Hanson is absolutely right. The average American household has less money, yet the average house costs more, which means something has to give. If that wasn’t bad enough, things are worse in some markets; Hanson pointed out that the average home in San Francisco is listed for an amount that’s nearly 10 times the income of the average resident. The average house sold for $1.45 million, while the average salary was $180,000 a year.

Hanson believes that the $1.45 million figure is more than 50% above the housing price a person or couple making $180,000 a year can afford. He estimates that at $778,000. Basically, the only people who can afford houses are the rich or those with access to unorthodox financing, in other words, speculators who can borrow from private investors or access the stock market.

A Real Estate Bubble in a Stagnant Housing Market

One intriguing aspect to this bubble is that it is not being driven by average people taking out risky mortgages like the 2007 mess. Instead, it seems to be driven more by speculation and professional investors.

Institutional investors, such as mortgage real estate investment trusts (MREITs), have purchased hundreds of thousands of houses in some markets, Hanson noted. Wealthy foreigners, including Chinese and Canadians with cash, have also been buying up houses in some markets such as Phoenix.

A sure sign that average Americans are not participating in the new real estate boom is that the number of single family housing starts is still less than half of what it was just 10 years. An estimated 1,691 homes were under construction on March 1, 2006; on Oct. 1, 2015, just 722 houses were under construction.

It looks as if scarcity could be driving high housing prices; the market simply is not meeting the demand for new housing. One explanation for this could be stagflation in the housing market, a lack of demand, and high prices or inflation at the same time.


A big cause of the price bubble is the purchase of houses by investors and persons looking to become landlords and cash in on sky-high rents.
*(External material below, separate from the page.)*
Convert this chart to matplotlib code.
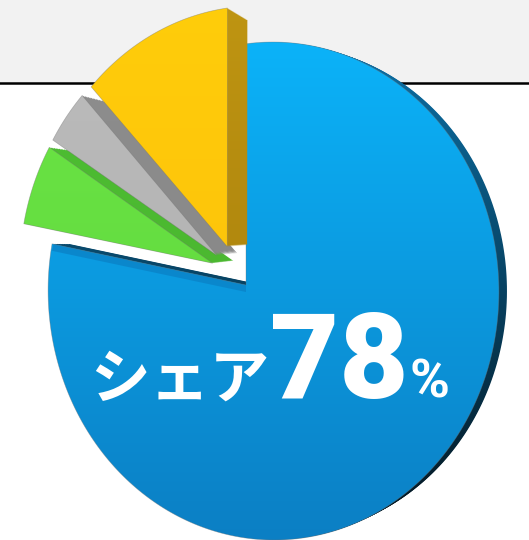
import numpy as np
import matplotlib
matplotlib.use("Agg")
import matplotlib.pyplot as plt
from matplotlib.transforms import Transform, Affine2D
from matplotlib.path import Path
from matplotlib.patches import Wedge, Rectangle
from matplotlib.colors import to_rgb

plt.rcParams['font.family'] = ['Noto Sans CJK JP', 'DejaVu Sans']

# ---------------- data ----------------
slice_names = ['A', 'B', 'C', 'D']
slice_values = [78, 6, 4, 12]
slice_explode = [0.0, 0.12, 0.12, 0.12]
label_prefix = 'シェア'
label_unit = '%'

# ---------------- style ----------------
face_top = ['#0bb7fd', '#6ce646', '#bdbdbd', '#ffcd0a']
face_bot = ['#0c7fc4', '#5ed53b', '#ababab', '#fcbc0c']
side_top = ['#0d78b2', '#4fc033', '#8e8e8e', '#bf9512']
side_bot = ['#03131c', '#47b02e', '#858585', '#a27a0a']
W, H = 529, 540

# perspective mapping of the unit pie onto the picture
CX, CY = 246.0, 285.0
A_, G_ = 222.0, -0.122
E_, H_ = 247.0, 0.024
LIFT = (-9.0, -11.0)   # apparent lift of the exploded slices


class Persp(Transform):
    input_dims = 2
    output_dims = 2
    is_separable = False
    has_inverse = False

    def transform_non_affine(self, values):
        v = np.asarray(values, dtype=float).reshape(-1, 2)
        x, y = v[:, 0], v[:, 1]
        w = 1.0 + G_ * x + H_ * y
        return np.column_stack([CX + A_ * x / w, CY - E_ * y / w])

    def transform_path_non_affine(self, path):
        big = Affine2D().scale(2000).transform_path(path)
        polys = big.to_polygons(closed_only=True)
        verts, codes = [], []
        for p in polys:
            p = np.asarray(p) / 2000.0
            tp = self.transform_non_affine(p)
            verts.append(tp)
            codes += [Path.MOVETO] + [Path.LINETO] * (len(tp) - 2) + [Path.CLOSEPOLY]
        return Path(np.vstack(verts), codes)


persp = Persp()

fig = plt.figure(figsize=(W / 100, H / 100), dpi=100)
ax = fig.add_axes([0, 0, 1, 1])

wedges, _ = ax.pie(slice_values, explode=slice_explode, startangle=90,
                   counterclock=False, radius=1.0)

ax.set_aspect('auto')
ax.set_xlim(0, W)
ax.set_ylim(H, 0)
ax.axis('off')

# background band and rule
ax.add_patch(Rectangle((0, 0), W, 83, facecolor='#f2f2f2', edgecolor='none', zorder=0))
ax.axhline(83, color='black', lw=1.8, zorder=1)


def gradient(top, bot, clip, z):
    c1, c2 = np.array(to_rgb(top)), np.array(to_rgb(bot))
    t = np.linspace(0, 1, 256)[:, None, None]
    img = c1 * (1 - t) + c2 * t
    img = np.repeat(img, 2, axis=1)
    im = ax.imshow(img, extent=(0, W, H, 0), origin='upper', aspect='auto',
                   interpolation='bilinear', zorder=z)
    im.set_clip_path(clip)
    return im


def about(vx, vy, s):
    return Affine2D().translate(-vx, -vy).scale(s).translate(vx, vy)


# extrusion vanishing settings (blue rim small, exploded slices deeper)
vanish = [(900.0, 250.0, 0.02, 10), (582.0, 221.0, 0.056, 18),
          (582.0, 221.0, 0.056, 18), (582.0, 221.0, 0.056, 20)]

for i, w in enumerate(wedges):
    z = 2 + i * 2
    vx, vy, t, nstep = vanish[i]
    lift = Affine2D() if slice_explode[i] == 0 else Affine2D().translate(*LIFT)
    for f in np.linspace(1.0 / nstep, 1.0, nstep):
        side = Wedge(w.center, w.r, w.theta1, w.theta2,
                     transform=persp + lift + about(vx, vy, 1 - t * f) + ax.transData)
        gradient(side_top[i], side_bot[i], side, z)
    w.set_transform(persp + lift + ax.transData)
    w.set_facecolor('none')
    w.set_edgecolor((0.45, 0.45, 0.45, 0.45))
    w.set_linewidth(0.5)
    w.set_zorder(z + 1.5)
    gradient(face_top[i], face_bot[i], w, z + 1)

    if i == 0:
        # inner bevel of the main slice along the cut-out edge
        notch = Wedge(w.center, w.r, w.theta2, w.theta1 + 360,
                      transform=persp + Affine2D().translate(0, 7) + ax.transData,
                      facecolor='#0a84c9', edgecolor='none', alpha=0.85, zorder=z + 1.2)
        ax.add_patch(notch)
        notch.set_clip_path(w)

ax.set_xlim(0, W)
ax.set_ylim(H, 0)

# label
ax.text(90, 398, label_prefix, fontsize=43, color='white', fontweight='bold',
        ha='left', va='baseline', zorder=30)
ax.text(270, 398, str(slice_values[0]), fontsize=86, color='white',
        fontweight='black', family=['Roboto', 'DejaVu Sans'],
        ha='left', va='baseline', zorder=30)
ax.text(410, 398, label_unit, fontsize=39, color='white', fontweight='bold',
        family=['Roboto', 'DejaVu Sans'], ha='left', va='baseline', zorder=30)

fig.savefig('out.png', dpi=100)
Hanson actually thinks that there is also a rent bubble, and he notes that rents in Phoenix are now so high that over 50% of the households in that city cannot afford a two-bedroom apartment.

When will the Housing Bubble Burst?

Most frighteningly, nobody knows when the housing bubble will burst. Since it’s being driven by speculation, the bubble could pop at any time. The most likely scenario will be that the speculators will run out of money, while another will be that they get frightened and start selling.

High prices are already discouraging speculation and house flipping in some markets, Hanson pointed out. He thinks the speculators were buying in anticipation of a recovery that has not come.

This could end the bubble because it is speculation that drives the high prices, which drives more speculation. When the speculators realize that there will be no recovery, they will panic and sell for whatever quick cash they can get.


Two outside events that could burst the bubble would be a sudden selloff by speculators or a sudden rise in interest rates. Hanson expects prices to fall from 15% to 20% by 2017. He also expects the Federal Reserve to launch a new round of quantitative easing and knock down mortgage rates in order to stimulate the economy.

Why a Housing Price Collapse might be a Good Thing

Strangely enough, a collapse in housing prices could be a good thing because it could stimulate the economy. Many more people would buy cheaper houses, thus creating a demand for things like furniture and appliances.

Families could have lower rents and mortgage payments, which would presumably give them more spending power. Hopefully, they would spend this extra money at the grocery store or Amazon, although there’s a good chance a lot of it will go into savings or debt repayment because people have been so spooked by the volatility of the last decade.

One interesting question remains here. Would the Federal Reserve crash the housing market with an interest rate increase just to stimulate the economy? Such an occurrence is well within the realm of possibility, given the fact that the Fed’s low interest rates have led to an uneven recovery.

There is one certainty here. Some sort of housing price collapse is imminent. Like the last crash, it will cause a lot of suffering, but create some interesting opportunities for those with cash.